== Dataset ==
○ ○ ○ ○
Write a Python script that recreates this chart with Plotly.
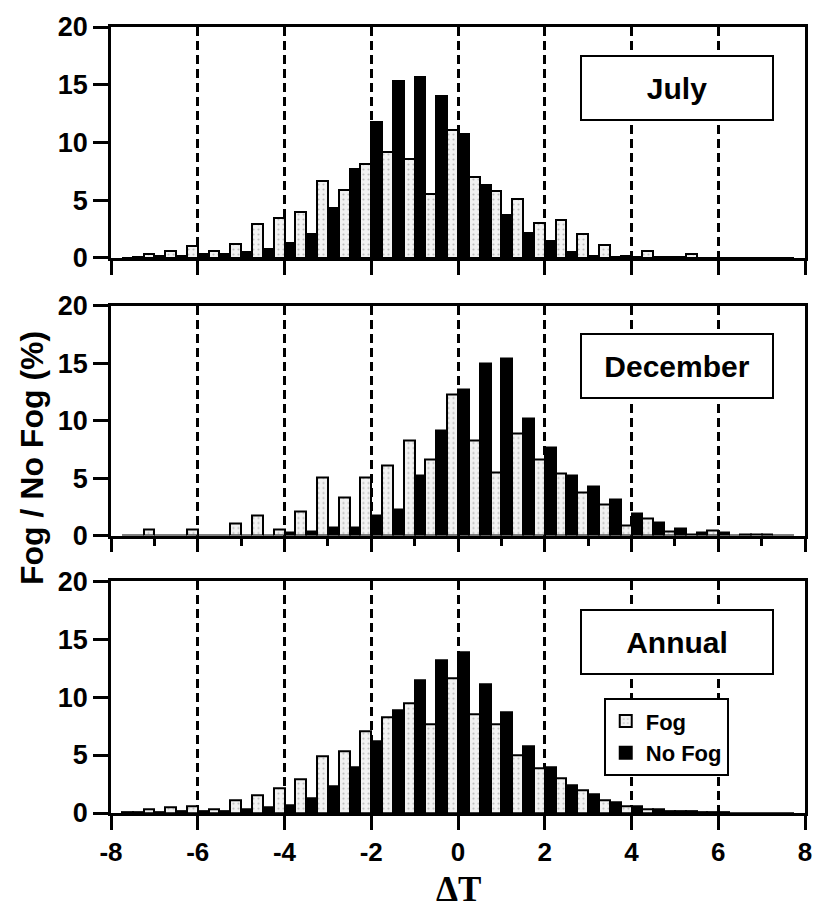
import plotly.graph_objects as go
from plotly.subplots import make_subplots

# Bin centres of the temperature-difference histogram (bin width 0.5)
dt_bins = [-7.5, -7.0, -6.5, -6.0, -5.5, -5.0, -4.5, -4.0, -3.5, -3.0, -2.5,
           -2.0, -1.5, -1.0, -0.5, 0.0, 0.5, 1.0, 1.5, 2.0, 2.5, 3.0, 3.5,
           4.0, 4.5, 5.0, 5.5, 6.0, 6.5, 7.0, 7.5]

july_fog = [0.0, 0.3, 0.6, 1.0, 0.6, 1.2, 2.9, 3.5, 4.0, 6.7, 5.9,
            8.1, 9.2, 8.6, 5.5, 11.1, 7.0, 5.8, 5.1, 3.0, 3.3, 2.1, 1.15,
            0.15, 0.6, 0.1, 0.35, 0.0, 0.0, 0.0, 0.0]
july_nofog = [0.1, 0.2, 0.2, 0.3, 0.3, 0.5, 0.8, 1.3, 2.1, 4.3, 7.7,
              11.8, 15.3, 15.7, 14.0, 10.7, 6.35, 3.7, 2.2, 1.5, 0.5, 0.2, 0.1,
              0.05, 0.05, 0.05, 0.0, 0.0, 0.0, 0.0, 0.0]

dec_fog = [0.0, 0.5, 0.0, 0.5, 0.0, 1.0, 1.7, 0.5, 2.1, 5.05, 3.3,
           5.05, 6.1, 8.3, 6.6, 12.3, 8.3, 5.5, 8.85, 6.6, 5.4, 3.7, 2.7,
           0.85, 1.45, 0.35, 0.05, 0.45, 0.0, 0.05, 0.0]
dec_nofog = [0.0, 0.0, 0.0, 0.0, 0.0, 0.0, 0.0, 0.3, 0.35, 0.7, 0.7,
             1.7, 2.25, 5.2, 9.1, 12.7, 15.0, 15.4, 10.2, 7.65, 5.25, 4.25, 3.1,
             1.95, 1.1, 0.6, 0.3, 0.25, 0.1, 0.05, 0.0]

annual_fog = [0.1, 0.3, 0.5, 0.6, 0.35, 1.15, 1.5, 2.15, 2.9, 4.9, 5.3,
              7.1, 8.3, 9.5, 7.65, 11.6, 8.5, 7.65, 5.0, 3.85, 3.0, 1.95, 1.1,
              0.6, 0.35, 0.2, 0.2, 0.05, 0.0, 0.0, 0.0]
annual_nofog = [0.05, 0.1, 0.2, 0.2, 0.2, 0.35, 0.5, 0.7, 1.3, 2.3, 3.95,
                6.2, 8.85, 11.5, 13.2, 13.9, 11.1, 8.7, 5.8, 4.0, 2.4, 1.65, 0.9,
                0.55, 0.35, 0.2, 0.1, 0.05, 0.0, 0.0, 0.0]

panel_titles = ["July", "December", "Annual"]
fog_series = [july_fog, dec_fog, annual_fog]
nofog_series = [july_nofog, dec_nofog, annual_nofog]

x_tick_vals = [-8, -6, -4, -2, 0, 2, 4, 6, 8]
x_tick_text = ["-8", "-6", "-4", "-2", "0", "2", "4", "6", "8"]
x_minor_vals = [-7, -5, -3, -1, 1, 3, 5, 7]
y_tick_vals = [0, 5, 10, 15, 20]

FONT = "Liberation Sans, Arial, Helvetica, sans-serif"

fig = make_subplots(rows=3, cols=1)

for i, (fog, nofog) in enumerate(zip(fog_series, nofog_series)):
    row = i + 1
    last = row == 3
    fig.add_trace(go.Bar(
        x=dt_bins, y=fog, name="Fog", showlegend=last,
        marker=dict(color="#f2f2f2",
                    line=dict(color="black", width=2),
                    pattern=dict(shape=".", fgcolor="#8a8a8a", bgcolor="#f2f2f2",
                                 size=5, solidity=0.15)),
    ), row=row, col=1)
    fig.add_trace(go.Bar(
        x=dt_bins, y=nofog, name="No Fog", showlegend=last,
        marker=dict(color="black", line=dict(color="black", width=2)),
    ), row=row, col=1)

# Panel placement (fractions of the plotting area, bottom to top)
domains = [[0.7062, 1.0], [0.353, 0.6456], [0.0, 0.295]]

axis_common = dict(showline=True, linewidth=2.5, linecolor="black", mirror=True,
                   ticks="outside", tickwidth=2.5, tickcolor="black",
                   zeroline=False)

for i in range(3):
    row = i + 1
    xa = dict(axis_common, range=[-8, 8], tickmode="array", tickvals=x_tick_vals,
              ticktext=x_tick_text, showticklabels=(row == 3), ticklen=14,
              showgrid=True, gridcolor="black", gridwidth=2.5, griddash="9px,5px",
              tickfont=dict(family=FONT, size=26, color="black", weight="bold"))
    if row == 2:
        xa["minor"] = dict(tickmode="array", tickvals=x_minor_vals,
                           ticks="outside", ticklen=8, tickwidth=2.5,
                           tickcolor="black", showgrid=False)
    fig.update_xaxes(xa, row=row, col=1)
    fig.update_yaxes(dict(axis_common, range=[0, 20], tickmode="array",
                          tickvals=y_tick_vals, showgrid=False, domain=domains[i],
                          ticklen=15,
                          tickfont=dict(family=FONT, size=27, color="black",
                                        weight="bold")),
                     row=row, col=1)

annotations = []
for i, title in enumerate(panel_titles):
    suffix = "" if i == 0 else str(i + 1)
    annotations.append(dict(
        text=title, xref="x" + suffix, yref="y" + suffix, x=5.04, y=14.75,
        showarrow=False, bgcolor="white", bordercolor="black", borderwidth=2,
        borderpad=0, width=190, height=62,
        font=dict(family=FONT, size=30, color="black", weight="bold"),
    ))

annotations.append(dict(
    text="Fog / No Fog (%)", xref="paper", yref="paper", x=-0.114, y=0.4515,
    textangle=-90, showarrow=False, xanchor="center", yanchor="middle",
    font=dict(family=FONT, size=32, color="black", weight="bold"),
))
annotations.append(dict(
    text="ΔT", xref="paper", yref="paper", x=0.501, y=-0.0694,
    showarrow=False, xanchor="center", yanchor="top",
    font=dict(family="Liberation Serif, Times New Roman, serif", size=35,
              color="black", weight="bold"),
))

fig.update_layout(
    width=825, height=912,
    margin=dict(l=111, r=20, t=20, b=99),
    paper_bgcolor="white", plot_bgcolor="white",
    barmode="group", bargap=0, bargroupgap=0,
    annotations=annotations,
    showlegend=True,
    legend=dict(x=0.71, y=0.146, xanchor="left", yanchor="top",
                bgcolor="white", bordercolor="black", borderwidth=2,
                tracegroupgap=0, traceorder="normal", itemwidth=30,
                font=dict(family=FONT, size=22, color="black", weight="bold")),
)

fig.write_html("out.html")
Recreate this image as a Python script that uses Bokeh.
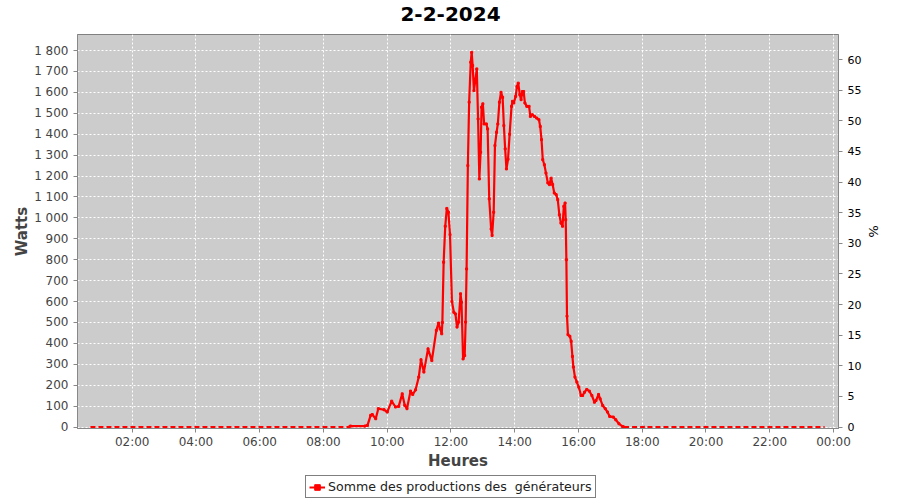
○ ○ ○ ○
== Written exercise ==
Can you restate all the records above word for word while dropping the pictures?

== Final result ==
Write a Python script that recreates this chart with Plotly.
import plotly.graph_objects as go
from plotly.subplots import make_subplots

# Bin centres of the temperature-difference histogram (bin width 0.5)
dt_bins = [-7.5, -7.0, -6.5, -6.0, -5.5, -5.0, -4.5, -4.0, -3.5, -3.0, -2.5,
           -2.0, -1.5, -1.0, -0.5, 0.0, 0.5, 1.0, 1.5, 2.0, 2.5, 3.0, 3.5,
           4.0, 4.5, 5.0, 5.5, 6.0, 6.5, 7.0, 7.5]

july_fog = [0.0, 0.3, 0.6, 1.0, 0.6, 1.2, 2.9, 3.5, 4.0, 6.7, 5.9,
            8.1, 9.2, 8.6, 5.5, 11.1, 7.0, 5.8, 5.1, 3.0, 3.3, 2.1, 1.15,
            0.15, 0.6, 0.1, 0.35, 0.0, 0.0, 0.0, 0.0]
july_nofog = [0.1, 0.2, 0.2, 0.3, 0.3, 0.5, 0.8, 1.3, 2.1, 4.3, 7.7,
              11.8, 15.3, 15.7, 14.0, 10.7, 6.35, 3.7, 2.2, 1.5, 0.5, 0.2, 0.1,
              0.05, 0.05, 0.05, 0.0, 0.0, 0.0, 0.0, 0.0]

dec_fog = [0.0, 0.5, 0.0, 0.5, 0.0, 1.0, 1.7, 0.5, 2.1, 5.05, 3.3,
           5.05, 6.1, 8.3, 6.6, 12.3, 8.3, 5.5, 8.85, 6.6, 5.4, 3.7, 2.7,
           0.85, 1.45, 0.35, 0.05, 0.45, 0.0, 0.05, 0.0]
dec_nofog = [0.0, 0.0, 0.0, 0.0, 0.0, 0.0, 0.0, 0.3, 0.35, 0.7, 0.7,
             1.7, 2.25, 5.2, 9.1, 12.7, 15.0, 15.4, 10.2, 7.65, 5.25, 4.25, 3.1,
             1.95, 1.1, 0.6, 0.3, 0.25, 0.1, 0.05, 0.0]

annual_fog = [0.1, 0.3, 0.5, 0.6, 0.35, 1.15, 1.5, 2.15, 2.9, 4.9, 5.3,
              7.1, 8.3, 9.5, 7.65, 11.6, 8.5, 7.65, 5.0, 3.85, 3.0, 1.95, 1.1,
              0.6, 0.35, 0.2, 0.2, 0.05, 0.0, 0.0, 0.0]
annual_nofog = [0.05, 0.1, 0.2, 0.2, 0.2, 0.35, 0.5, 0.7, 1.3, 2.3, 3.95,
                6.2, 8.85, 11.5, 13.2, 13.9, 11.1, 8.7, 5.8, 4.0, 2.4, 1.65, 0.9,
                0.55, 0.35, 0.2, 0.1, 0.05, 0.0, 0.0, 0.0]

panel_titles = ["July", "December", "Annual"]
fog_series = [july_fog, dec_fog, annual_fog]
nofog_series = [july_nofog, dec_nofog, annual_nofog]

x_tick_vals = [-8, -6, -4, -2, 0, 2, 4, 6, 8]
x_tick_text = ["-8", "-6", "-4", "-2", "0", "2", "4", "6", "8"]
x_minor_vals = [-7, -5, -3, -1, 1, 3, 5, 7]
y_tick_vals = [0, 5, 10, 15, 20]

FONT = "Liberation Sans, Arial, Helvetica, sans-serif"

fig = make_subplots(rows=3, cols=1)

for i, (fog, nofog) in enumerate(zip(fog_series, nofog_series)):
    row = i + 1
    last = row == 3
    fig.add_trace(go.Bar(
        x=dt_bins, y=fog, name="Fog", showlegend=last,
        marker=dict(color="#f2f2f2",
                    line=dict(color="black", width=2),
                    pattern=dict(shape=".", fgcolor="#8a8a8a", bgcolor="#f2f2f2",
                                 size=5, solidity=0.15)),
    ), row=row, col=1)
    fig.add_trace(go.Bar(
        x=dt_bins, y=nofog, name="No Fog", showlegend=last,
        marker=dict(color="black", line=dict(color="black", width=2)),
    ), row=row, col=1)

# Panel placement (fractions of the plotting area, bottom to top)
domains = [[0.7062, 1.0], [0.353, 0.6456], [0.0, 0.295]]

axis_common = dict(showline=True, linewidth=2.5, linecolor="black", mirror=True,
                   ticks="outside", tickwidth=2.5, tickcolor="black",
                   zeroline=False)

for i in range(3):
    row = i + 1
    xa = dict(axis_common, range=[-8, 8], tickmode="array", tickvals=x_tick_vals,
              ticktext=x_tick_text, showticklabels=(row == 3), ticklen=14,
              showgrid=True, gridcolor="black", gridwidth=2.5, griddash="9px,5px",
              tickfont=dict(family=FONT, size=26, color="black", weight="bold"))
    if row == 2:
        xa["minor"] = dict(tickmode="array", tickvals=x_minor_vals,
                           ticks="outside", ticklen=8, tickwidth=2.5,
                           tickcolor="black", showgrid=False)
    fig.update_xaxes(xa, row=row, col=1)
    fig.update_yaxes(dict(axis_common, range=[0, 20], tickmode="array",
                          tickvals=y_tick_vals, showgrid=False, domain=domains[i],
                          ticklen=15,
                          tickfont=dict(family=FONT, size=27, color="black",
                                        weight="bold")),
                     row=row, col=1)

annotations = []
for i, title in enumerate(panel_titles):
    suffix = "" if i == 0 else str(i + 1)
    annotations.append(dict(
        text=title, xref="x" + suffix, yref="y" + suffix, x=5.04, y=14.75,
        showarrow=False, bgcolor="white", bordercolor="black", borderwidth=2,
        borderpad=0, width=190, height=62,
        font=dict(family=FONT, size=30, color="black", weight="bold"),
    ))

annotations.append(dict(
    text="Fog / No Fog (%)", xref="paper", yref="paper", x=-0.114, y=0.4515,
    textangle=-90, showarrow=False, xanchor="center", yanchor="middle",
    font=dict(family=FONT, size=32, color="black", weight="bold"),
))
annotations.append(dict(
    text="ΔT", xref="paper", yref="paper", x=0.501, y=-0.0694,
    showarrow=False, xanchor="center", yanchor="top",
    font=dict(family="Liberation Serif, Times New Roman, serif", size=35,
              color="black", weight="bold"),
))

fig.update_layout(
    width=825, height=912,
    margin=dict(l=111, r=20, t=20, b=99),
    paper_bgcolor="white", plot_bgcolor="white",
    barmode="group", bargap=0, bargroupgap=0,
    annotations=annotations,
    showlegend=True,
    legend=dict(x=0.71, y=0.146, xanchor="left", yanchor="top",
                bgcolor="white", bordercolor="black", borderwidth=2,
                tracegroupgap=0, traceorder="normal", itemwidth=30,
                font=dict(family=FONT, size=22, color="black", weight="bold")),
)

fig.write_html("out.html")
Recreate this image as a Python script that uses Bokeh.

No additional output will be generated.